Geplaatst op 26 april 2011
Je kunt maar een keer in je leven debuteren; ik weet niet meer wanneer ik deze uitspraak voor het eerste hoorde of las, maar herinner me wel nog hoezeer deze bij me binnenkwam. Het is waar; maar één boek kan je debuut zijn – en daarom moet je, juist bij een eersteling, de lat hoog leggen, vind ik.
Als ik terugkijk op het schrijven aan mijn debuutroman dan was dat een weg van vallen en opstaan. Van schrijven en schrappen en soms weer opnieuw beginnen. Het is als een berg beklimmen waarbij je nog wel ziet dat die berg hoog is, maar geen idee hebt hoe hoog. Halverwege merk je al wel dat je je er behoorlijk op hebt verkeken, en vraag je je af en toe vertwijfeld af of het nog wel zin heeft om door te gaan.
Het is een berg waarbij je telkens op een kruispunt van bergpaden staat: welk pad kun je het beste nemen? Je wilt natuurlijk niet weer dat doodlopende pad kiezen, waarbij je uiteindelijk maar één ding kunt doen: op je schreden terugkeren.
Debuteren kun je leren
In september 2010 volgde ik bij Daretoo de gelijknamige workshop. Bij deze workshop werd ongelooflijk veel informatie over ons, deelnemers, uitgestort. Twee zaken die ik meteen in mijn oren knoopte:
- Eén onderwerp per boek.
- Beperk je tot maximaal 100.000 woorden.
1 + 2 = 3
Soms zijn rekensommen heel eenvoudig: 1 + 2 = 3. Al onderweg naar huis hakte ik de knoop door om bepaalde delen uit mijn manuscript te halen. Van 124.000 woorden zakte ik in een klap naar 107.000 woorden.

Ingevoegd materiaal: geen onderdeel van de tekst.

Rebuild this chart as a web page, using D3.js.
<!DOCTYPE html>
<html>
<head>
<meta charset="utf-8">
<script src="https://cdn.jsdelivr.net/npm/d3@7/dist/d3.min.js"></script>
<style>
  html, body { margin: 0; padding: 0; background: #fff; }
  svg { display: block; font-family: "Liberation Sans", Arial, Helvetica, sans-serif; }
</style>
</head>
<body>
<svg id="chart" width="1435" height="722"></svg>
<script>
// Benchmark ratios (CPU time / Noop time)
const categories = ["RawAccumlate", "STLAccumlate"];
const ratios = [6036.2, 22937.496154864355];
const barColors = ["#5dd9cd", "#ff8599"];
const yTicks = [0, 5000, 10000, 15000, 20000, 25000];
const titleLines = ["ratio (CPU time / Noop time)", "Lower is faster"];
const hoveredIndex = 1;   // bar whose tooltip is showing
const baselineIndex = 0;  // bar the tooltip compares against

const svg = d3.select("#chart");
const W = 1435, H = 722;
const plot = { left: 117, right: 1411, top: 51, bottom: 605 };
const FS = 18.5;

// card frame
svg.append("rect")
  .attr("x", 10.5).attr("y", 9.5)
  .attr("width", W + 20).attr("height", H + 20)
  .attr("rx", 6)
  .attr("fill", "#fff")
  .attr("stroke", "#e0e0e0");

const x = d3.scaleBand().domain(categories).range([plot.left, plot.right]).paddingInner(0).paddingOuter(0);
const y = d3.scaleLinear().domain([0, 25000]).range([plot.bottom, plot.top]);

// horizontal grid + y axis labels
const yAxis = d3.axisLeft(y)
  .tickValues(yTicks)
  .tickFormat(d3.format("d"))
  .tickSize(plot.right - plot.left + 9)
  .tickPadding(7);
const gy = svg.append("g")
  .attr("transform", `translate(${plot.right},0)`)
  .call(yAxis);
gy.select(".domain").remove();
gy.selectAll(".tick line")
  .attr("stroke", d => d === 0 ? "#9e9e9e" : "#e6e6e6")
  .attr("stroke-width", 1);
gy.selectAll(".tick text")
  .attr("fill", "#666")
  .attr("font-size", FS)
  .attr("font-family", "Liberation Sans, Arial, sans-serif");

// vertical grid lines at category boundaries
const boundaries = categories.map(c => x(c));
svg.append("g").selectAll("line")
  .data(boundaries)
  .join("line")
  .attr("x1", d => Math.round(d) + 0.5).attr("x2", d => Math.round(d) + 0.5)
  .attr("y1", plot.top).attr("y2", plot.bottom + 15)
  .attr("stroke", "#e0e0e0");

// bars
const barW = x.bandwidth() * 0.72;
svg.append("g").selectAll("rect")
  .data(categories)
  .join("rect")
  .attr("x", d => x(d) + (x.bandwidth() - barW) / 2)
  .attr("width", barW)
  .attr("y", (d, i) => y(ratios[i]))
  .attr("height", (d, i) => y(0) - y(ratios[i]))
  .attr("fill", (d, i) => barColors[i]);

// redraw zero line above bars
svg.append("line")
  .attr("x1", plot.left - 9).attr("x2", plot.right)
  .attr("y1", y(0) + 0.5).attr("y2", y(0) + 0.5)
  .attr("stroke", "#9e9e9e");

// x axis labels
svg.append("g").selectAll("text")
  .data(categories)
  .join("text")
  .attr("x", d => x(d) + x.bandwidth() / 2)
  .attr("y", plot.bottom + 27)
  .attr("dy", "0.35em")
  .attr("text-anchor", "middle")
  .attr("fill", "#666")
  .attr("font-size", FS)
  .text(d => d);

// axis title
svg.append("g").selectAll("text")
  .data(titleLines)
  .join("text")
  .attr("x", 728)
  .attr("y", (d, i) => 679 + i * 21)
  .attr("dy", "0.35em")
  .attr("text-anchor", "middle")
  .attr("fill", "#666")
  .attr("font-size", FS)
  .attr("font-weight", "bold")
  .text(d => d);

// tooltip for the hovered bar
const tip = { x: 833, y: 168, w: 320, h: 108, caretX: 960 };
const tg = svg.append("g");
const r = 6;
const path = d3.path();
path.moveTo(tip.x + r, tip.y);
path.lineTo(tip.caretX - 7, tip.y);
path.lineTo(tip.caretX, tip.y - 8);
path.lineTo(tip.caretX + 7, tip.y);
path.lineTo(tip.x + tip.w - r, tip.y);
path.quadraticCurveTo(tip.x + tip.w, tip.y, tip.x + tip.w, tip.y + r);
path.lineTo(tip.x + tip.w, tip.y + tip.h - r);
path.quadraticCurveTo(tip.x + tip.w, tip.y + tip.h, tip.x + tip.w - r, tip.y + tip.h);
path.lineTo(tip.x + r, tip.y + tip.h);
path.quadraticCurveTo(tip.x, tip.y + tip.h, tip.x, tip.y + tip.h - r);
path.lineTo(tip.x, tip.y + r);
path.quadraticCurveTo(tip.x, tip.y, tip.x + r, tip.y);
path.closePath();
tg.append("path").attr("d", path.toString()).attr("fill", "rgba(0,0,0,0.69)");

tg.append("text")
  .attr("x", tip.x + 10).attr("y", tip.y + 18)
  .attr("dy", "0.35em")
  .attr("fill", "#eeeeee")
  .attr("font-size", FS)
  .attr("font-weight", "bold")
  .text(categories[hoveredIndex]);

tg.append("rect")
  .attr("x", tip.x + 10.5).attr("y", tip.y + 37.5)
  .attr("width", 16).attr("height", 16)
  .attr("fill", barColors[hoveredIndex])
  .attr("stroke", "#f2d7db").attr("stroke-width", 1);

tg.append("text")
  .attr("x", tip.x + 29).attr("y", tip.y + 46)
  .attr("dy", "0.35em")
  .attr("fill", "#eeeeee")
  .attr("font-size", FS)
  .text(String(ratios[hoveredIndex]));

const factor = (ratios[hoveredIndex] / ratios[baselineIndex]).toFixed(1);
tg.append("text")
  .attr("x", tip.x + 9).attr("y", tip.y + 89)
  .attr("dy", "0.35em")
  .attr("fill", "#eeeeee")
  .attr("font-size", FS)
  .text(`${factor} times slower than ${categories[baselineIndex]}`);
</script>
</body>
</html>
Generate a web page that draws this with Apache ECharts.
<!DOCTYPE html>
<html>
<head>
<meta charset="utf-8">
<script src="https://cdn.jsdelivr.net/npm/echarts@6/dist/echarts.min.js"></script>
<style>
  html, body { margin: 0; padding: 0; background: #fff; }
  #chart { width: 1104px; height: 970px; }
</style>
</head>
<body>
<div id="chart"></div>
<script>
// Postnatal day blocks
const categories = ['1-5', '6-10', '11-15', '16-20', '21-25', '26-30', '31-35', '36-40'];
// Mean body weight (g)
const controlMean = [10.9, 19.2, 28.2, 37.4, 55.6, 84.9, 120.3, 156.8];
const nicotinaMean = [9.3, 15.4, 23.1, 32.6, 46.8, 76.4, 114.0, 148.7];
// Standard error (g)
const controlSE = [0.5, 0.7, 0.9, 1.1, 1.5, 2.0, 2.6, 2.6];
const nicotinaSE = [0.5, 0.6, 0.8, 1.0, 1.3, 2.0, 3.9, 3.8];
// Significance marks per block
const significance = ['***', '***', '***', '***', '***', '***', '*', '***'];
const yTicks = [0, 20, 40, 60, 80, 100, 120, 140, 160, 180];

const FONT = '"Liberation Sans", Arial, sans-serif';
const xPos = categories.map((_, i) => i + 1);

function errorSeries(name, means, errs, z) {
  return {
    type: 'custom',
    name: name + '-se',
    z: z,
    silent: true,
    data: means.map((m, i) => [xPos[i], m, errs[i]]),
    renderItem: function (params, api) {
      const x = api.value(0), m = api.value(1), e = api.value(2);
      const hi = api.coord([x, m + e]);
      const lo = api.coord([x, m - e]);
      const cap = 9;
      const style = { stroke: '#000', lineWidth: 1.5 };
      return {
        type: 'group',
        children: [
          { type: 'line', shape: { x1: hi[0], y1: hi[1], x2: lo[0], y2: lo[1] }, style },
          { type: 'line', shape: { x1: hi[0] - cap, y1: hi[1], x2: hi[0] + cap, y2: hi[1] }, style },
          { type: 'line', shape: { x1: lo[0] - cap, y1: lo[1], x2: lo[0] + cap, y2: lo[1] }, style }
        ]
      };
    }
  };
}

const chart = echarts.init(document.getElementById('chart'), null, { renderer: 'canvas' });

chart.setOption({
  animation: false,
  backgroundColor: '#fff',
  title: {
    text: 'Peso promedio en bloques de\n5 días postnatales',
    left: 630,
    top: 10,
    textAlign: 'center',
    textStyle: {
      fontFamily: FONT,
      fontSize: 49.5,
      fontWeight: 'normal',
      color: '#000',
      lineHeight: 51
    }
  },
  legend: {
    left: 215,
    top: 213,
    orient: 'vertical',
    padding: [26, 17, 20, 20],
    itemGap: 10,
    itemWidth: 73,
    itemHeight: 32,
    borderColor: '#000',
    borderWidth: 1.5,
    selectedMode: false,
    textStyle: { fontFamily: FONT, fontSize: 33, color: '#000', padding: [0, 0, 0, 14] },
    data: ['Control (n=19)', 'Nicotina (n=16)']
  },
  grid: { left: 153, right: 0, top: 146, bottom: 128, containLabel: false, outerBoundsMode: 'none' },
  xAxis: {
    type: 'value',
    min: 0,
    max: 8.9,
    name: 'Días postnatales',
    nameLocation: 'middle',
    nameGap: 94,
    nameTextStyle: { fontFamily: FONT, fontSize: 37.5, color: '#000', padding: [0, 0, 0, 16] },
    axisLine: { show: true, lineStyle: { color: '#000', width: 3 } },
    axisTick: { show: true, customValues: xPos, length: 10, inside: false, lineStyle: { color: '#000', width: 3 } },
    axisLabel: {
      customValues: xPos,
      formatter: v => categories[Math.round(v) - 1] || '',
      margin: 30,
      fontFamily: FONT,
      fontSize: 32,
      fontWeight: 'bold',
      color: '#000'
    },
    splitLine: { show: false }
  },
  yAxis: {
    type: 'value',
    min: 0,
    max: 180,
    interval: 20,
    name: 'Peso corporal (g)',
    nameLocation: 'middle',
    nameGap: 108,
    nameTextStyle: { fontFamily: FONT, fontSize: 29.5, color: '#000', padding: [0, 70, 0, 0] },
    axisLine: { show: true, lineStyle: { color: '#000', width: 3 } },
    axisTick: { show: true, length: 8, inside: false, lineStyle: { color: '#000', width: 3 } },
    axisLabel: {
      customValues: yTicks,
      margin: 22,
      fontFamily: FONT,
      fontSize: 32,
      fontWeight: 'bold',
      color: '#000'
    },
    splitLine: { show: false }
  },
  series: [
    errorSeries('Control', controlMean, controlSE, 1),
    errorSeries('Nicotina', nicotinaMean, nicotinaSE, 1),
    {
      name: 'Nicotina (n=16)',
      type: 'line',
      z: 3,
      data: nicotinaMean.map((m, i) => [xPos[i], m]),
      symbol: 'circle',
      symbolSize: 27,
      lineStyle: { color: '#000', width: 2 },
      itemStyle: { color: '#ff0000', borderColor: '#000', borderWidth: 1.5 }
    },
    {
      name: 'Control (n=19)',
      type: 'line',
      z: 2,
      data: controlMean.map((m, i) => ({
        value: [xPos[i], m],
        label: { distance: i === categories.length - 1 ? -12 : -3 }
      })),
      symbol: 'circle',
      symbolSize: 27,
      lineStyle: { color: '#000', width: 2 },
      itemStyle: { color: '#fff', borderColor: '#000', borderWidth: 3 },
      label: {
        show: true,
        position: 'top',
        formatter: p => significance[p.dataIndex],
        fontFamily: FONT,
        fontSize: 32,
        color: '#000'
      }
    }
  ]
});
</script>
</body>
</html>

Bij de herschrijfronde die bij deze ingreep nodig was, gingen er nog eens 5.000 woorden af, maar er kwamen er ook weer bij. Inmiddels ligt de workshop ‘leren debuteren’ alweer zeven maanden achter me en ben ik nog steeds aan het schrijven en schrappen. De teller gaat hierbij gestaag naar beneden. Leren debuteren is voor mij vooral ook inzien dat het soms met (veel) minder woorden toekan onder het motto: minder is meer. Meer contrast, meer diepte, meer zeggingskracht.